RawKNNRegressor

sknnr.RawKNNRegressor ¶

Bases: DFIndexCrosswalkMixin, IndependentPredictorMixin, KNeighborsRegressor

Subclass of sklearn.neighbors.KNeighborsRegressor to support independent prediction and scoring and crosswalk array indices to dataframe indexes.

See sklearn.neighbors.KNeighborsRegressor for more information on available parameters for k-neighbors regression used in instantiation.

Parameters:

Name	Type	Description	Default
`n_neighbors`	`int`	Number of neighbors to use by default for `kneighbors` queries.	`5`
`weights`	`('uniform', 'distance')`	Weight function used in prediction.	`'uniform'`
`algorithm`	`('auto', 'ball_tree', 'kd_tree', 'brute')`	Algorithm used to compute the nearest neighbors.	`'auto'`
`leaf_size`	`int`	Leaf size passed to `BallTree` or `KDTree`.	`30`
`p`	`int`	Power parameter for the Minkowski metric.	`2`
`metric`	`str or callable`	The distance metric to use for the tree, calculated in standardized Euclidean space.	`'minkowski'`
`metric_params`	`dict`	Additional keyword arguments for the metric function.	`None`
`n_jobs`	`int`	The number of parallel jobs to run for neighbors search. `None` means 1 unless in a `joblib.parallel_backend` context. `-1` means using all processors.	required

Attributes:

Name	Type	Description
`DISTANCE_PRECISION_DECIMALS`	`int, class attribute`	Number of decimal places used when rounding scaled distances to ensure deterministic neighbor ordering. Default is 10.
`effective_metric_`	`str`	The distance metric to use. It will be same as the metric parameter or a synonym of it, e.g. 'euclidean' if the metric parameter set to 'minkowski' and `p` parameter set to 2.
`effective_metric_params_`	`dict`	Additional keyword arguments for the metric function. For most metrics will be same with `metric_params` parameter, but may also contain the `p` parameter value if the `effective_metric_` attribute is set to 'minkowski'.
`independent_prediction_`	`array-like of shape (n_samples, n_outputs)`	The independent predictions for each sample in the training set, obtained by calculating `kneighbors` on the training data itself and calculating predictions based on those neighbors.
`independent_score_`	`float`	The independent score (i.e. coefficient of determination or R²) for the model, obtained by calculating the average R² across all outputs.
`n_features_in_`	`int`	Number of features seen during `fit`.
`n_samples_fit_`	`int`	Number of samples in the fitted data.

Attributes¶

DISTANCE_PRECISION_DECIMALS `class-attribute` `instance-attribute` ¶

DISTANCE_PRECISION_DECIMALS = 10

Functions¶

fit ¶

fit(X: DataLike, y: DataLike) -> Self

Override fit to set attributes using mixins.

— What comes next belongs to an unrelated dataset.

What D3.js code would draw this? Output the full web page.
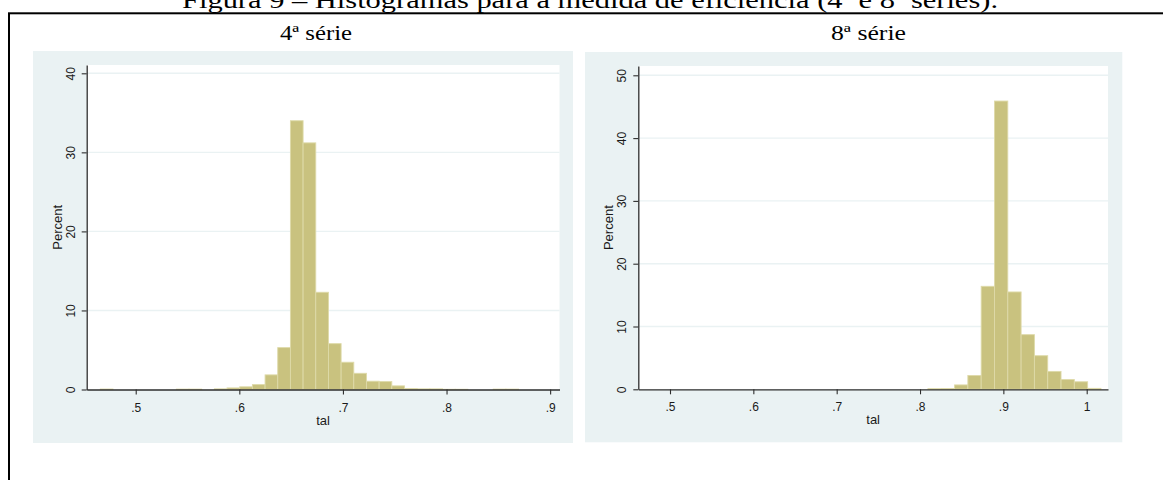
<!DOCTYPE html>
<html>
<head>
<meta charset="utf-8">
<script src="https://cdn.jsdelivr.net/npm/d3@7"></script>
<style>
  html, body { margin: 0; padding: 0; background: #ffffff; }
  svg { display: block; }
</style>
</head>
<body>
<script>
// Figure texts
const figureTitle = "Figura 9 – Histogramas para a medida de eficiência (4ª e 8ª séries).";
const panelTitles = ["4ª série", "8ª série"];
const xAxisTitle = "tal";
const yAxisTitle = "Percent";

// 4ª série: 33 bins of equal width starting at binStart4 (percent of schools per bin)
const binStart4 = 0.46582;
const binWidth4 = 0.012233;
const percent4 = [
  0.06, 0, 0, 0, 0, 0, 0.05, 0.05, 0, 0.08,
  0.2, 0.34, 0.62, 1.85, 5.3, 34.0, 31.2, 12.3, 5.8, 3.45,
  2.05, 1.05, 1.0, 0.46, 0.12, 0.08, 0.08, 0.03, 0.03, 0,
  0, 0.05, 0.05
];
const xTicks4 = [0.5, 0.6, 0.7, 0.8, 0.9];
const xTickLabels4 = [".5", ".6", ".7", ".8", ".9"];
const yTicks4 = [0, 10, 20, 30, 40];
const yTickLabels4 = ["0", "10", "20", "30", "40"];

// 8ª série: visible bins from binStart8
const binStart8 = 0.8095;
const binWidth8 = 0.01597;
const percent8 = [0.1, 0.12, 0.7, 2.2, 16.4, 45.9, 15.5, 8.7, 5.35, 2.85, 1.55, 1.2, 0.15];
const xTicks8 = [0.5, 0.6, 0.7, 0.8, 0.9, 1.0];
const xTickLabels8 = [".5", ".6", ".7", ".8", ".9", "1"];
const yTicks8 = [0, 10, 20, 30, 40, 50];
const yTickLabels8 = ["0", "10", "20", "30", "40", "50"];

const W = 1163, H = 480;
const serif = "'Liberation Serif', 'DejaVu Serif', 'Times New Roman', serif";
const sans = "'Liberation Sans', Arial, Helvetica, sans-serif";
const bgColor = "#eaf2f3";
const barFill = "#c9c27f";
const barEdge = "#dedaa9";
const axisColor = "#2e2e2e";

const svg = d3.select("body").append("svg")
  .attr("width", W).attr("height", H);

// Caption above the frame (partly clipped by the top edge)
svg.append("text")
  .attr("x", 182).attr("y", 7.5)
  .attr("font-family", serif).attr("font-size", 24)
  .attr("textLength", 816).attr("lengthAdjust", "spacingAndGlyphs")
  .attr("fill", "#000")
  .text(figureTitle);

// Frame around the figure
svg.append("rect")
  .attr("x", 9).attr("y", 13.3)
  .attr("width", 1400).attr("height", 700)
  .attr("fill", "none").attr("stroke", "#000").attr("stroke-width", 2);

// Panel titles
svg.append("text")
  .attr("x", 280).attr("y", 40)
  .attr("font-family", serif).attr("font-size", 21)
  .attr("textLength", 72).attr("lengthAdjust", "spacingAndGlyphs")
  .text(panelTitles[0]);
svg.append("text")
  .attr("x", 831).attr("y", 40)
  .attr("font-family", serif).attr("font-size", 21)
  .attr("textLength", 75).attr("lengthAdjust", "spacingAndGlyphs")
  .text(panelTitles[1]);

function drawPanel(cfg) {
  const g = svg.append("g");

  // graph region background
  g.append("rect")
    .attr("x", cfg.bg[0]).attr("y", cfg.bg[1])
    .attr("width", cfg.bg[2] - cfg.bg[0]).attr("height", cfg.bg[3] - cfg.bg[1])
    .attr("fill", bgColor);

  const x = d3.scaleLinear().domain(cfg.xDomain).range([cfg.plot[0], cfg.plot[2]]);
  const y = d3.scaleLinear().domain(cfg.yDomain).range([cfg.plot[3], cfg.plot[1]]);

  // plot region
  g.append("rect")
    .attr("x", cfg.plot[0]).attr("y", cfg.plot[1])
    .attr("width", cfg.plot[2] - cfg.plot[0]).attr("height", cfg.plot[3] - cfg.plot[1])
    .attr("fill", "#ffffff");

  // horizontal grid lines
  g.append("g").selectAll("line")
    .data(cfg.yTicks.filter(d => d > 0))
    .join("line")
    .attr("x1", cfg.plot[0]).attr("x2", cfg.plot[2])
    .attr("y1", d => y(d)).attr("y2", d => y(d))
    .attr("stroke", bgColor).attr("stroke-width", 1.4);

  // histogram bars
  g.append("g").selectAll("rect")
    .data(cfg.values.map((v, i) => ({
      x0: cfg.binStart + i * cfg.binWidth,
      x1: cfg.binStart + (i + 1) * cfg.binWidth,
      v
    })).filter(d => d.v > 0))
    .join("rect")
    .attr("x", d => x(d.x0))
    .attr("width", d => x(d.x1) - x(d.x0))
    .attr("y", d => y(d.v))
    .attr("height", d => y(0) - y(d.v))
    .attr("fill", barFill)
    .attr("stroke", barEdge)
    .attr("stroke-width", 0.9);

  // x axis
  const xAxis = g.append("g")
    .attr("transform", `translate(0,${cfg.plot[3]})`)
    .call(d3.axisBottom(x)
      .tickValues(cfg.xTicks)
      .tickFormat((d, i) => cfg.xTickLabels[i])
      .tickSize(5).tickSizeOuter(0).tickPadding(4));
  xAxis.select(".domain").attr("stroke", axisColor).attr("stroke-width", 1.3);
  xAxis.selectAll(".tick line").attr("stroke", axisColor).attr("stroke-width", 1.1);
  xAxis.selectAll(".tick text")
    .attr("font-family", sans).attr("font-size", 12).attr("fill", "#1a1a1a")
    .attr("y", 0).attr("dy", 0)
    .attr("transform", `translate(0,${cfg.xLabelBase - cfg.plot[3]})`);

  // y axis with rotated labels
  const yAxis = g.append("g")
    .attr("transform", `translate(${cfg.plot[0]},0)`)
    .call(d3.axisLeft(y)
      .tickValues(cfg.yTicks)
      .tickFormat((d, i) => cfg.yTickLabels[i])
      .tickSize(5).tickSizeOuter(0));
  yAxis.select(".domain").attr("stroke", axisColor).attr("stroke-width", 1.3);
  yAxis.selectAll(".tick line").attr("stroke", axisColor).attr("stroke-width", 1.1);
  yAxis.selectAll(".tick text")
    .attr("font-family", sans).attr("font-size", 12).attr("fill", "#1a1a1a")
    .attr("x", 0).attr("dy", 0).attr("text-anchor", "middle")
    .attr("transform", "translate(-12,0) rotate(-90)");

  // axis titles
  g.append("text")
    .attr("x", (cfg.plot[0] + cfg.plot[2]) / 2).attr("y", cfg.xTitleBase)
    .attr("text-anchor", "middle")
    .attr("font-family", sans).attr("font-size", 13).attr("fill", "#1a1a1a")
    .text(xAxisTitle);
  g.append("text")
    .attr("transform", `translate(${cfg.plot[0] - 25},${(cfg.plot[1] + cfg.plot[3]) / 2}) rotate(-90)`)
    .attr("text-anchor", "middle")
    .attr("font-family", sans).attr("font-size", 13).attr("fill", "#1a1a1a")
    .text(yAxisTitle);
}

drawPanel({
  bg: [33, 51, 573, 443],
  plot: [86.7, 65, 559.5, 389.5],
  xDomain: [0.45269, 0.90903],
  yDomain: [0, 41.05],
  binStart: binStart4, binWidth: binWidth4, values: percent4,
  xTicks: xTicks4, xTickLabels: xTickLabels4,
  yTicks: yTicks4, yTickLabels: yTickLabels4,
  xLabelBase: 411.5, xTitleBase: 425
});

drawPanel({
  bg: [585, 52, 1122.3, 442.3],
  plot: [638.3, 66, 1108, 389.3],
  xDomain: [0.46196, 1.02556],
  yDomain: [0, 51.48],
  binStart: binStart8, binWidth: binWidth8, values: percent8,
  xTicks: xTicks8, xTickLabels: xTickLabels8,
  yTicks: yTicks8, yTickLabels: yTickLabels8,
  xLabelBase: 411, xTitleBase: 424
});
</script>
</body>
</html>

Source code in src/sknnr/_base.py

def fit(self, X: DataLike, y: DataLike) -> Self:
    """Override fit to set attributes using mixins."""
    self._set_dataframe_index_in(X)
    self = super().fit(X, y)
    self._set_independent_prediction_attributes(y)
    return self

kneighbors ¶

kneighbors(X: DataLike | None = None, n_neighbors: int | None = None, return_distance: bool = True, return_dataframe_index: bool = False, use_deterministic_ordering: bool = True) -> NDArray[int64] | tuple[NDArray[float64], NDArray[int64]]

Find the K-neighbors of a point or points in the dataset and optionally return dataframe indexes rather than array indices when the model was fitted with a dataframe.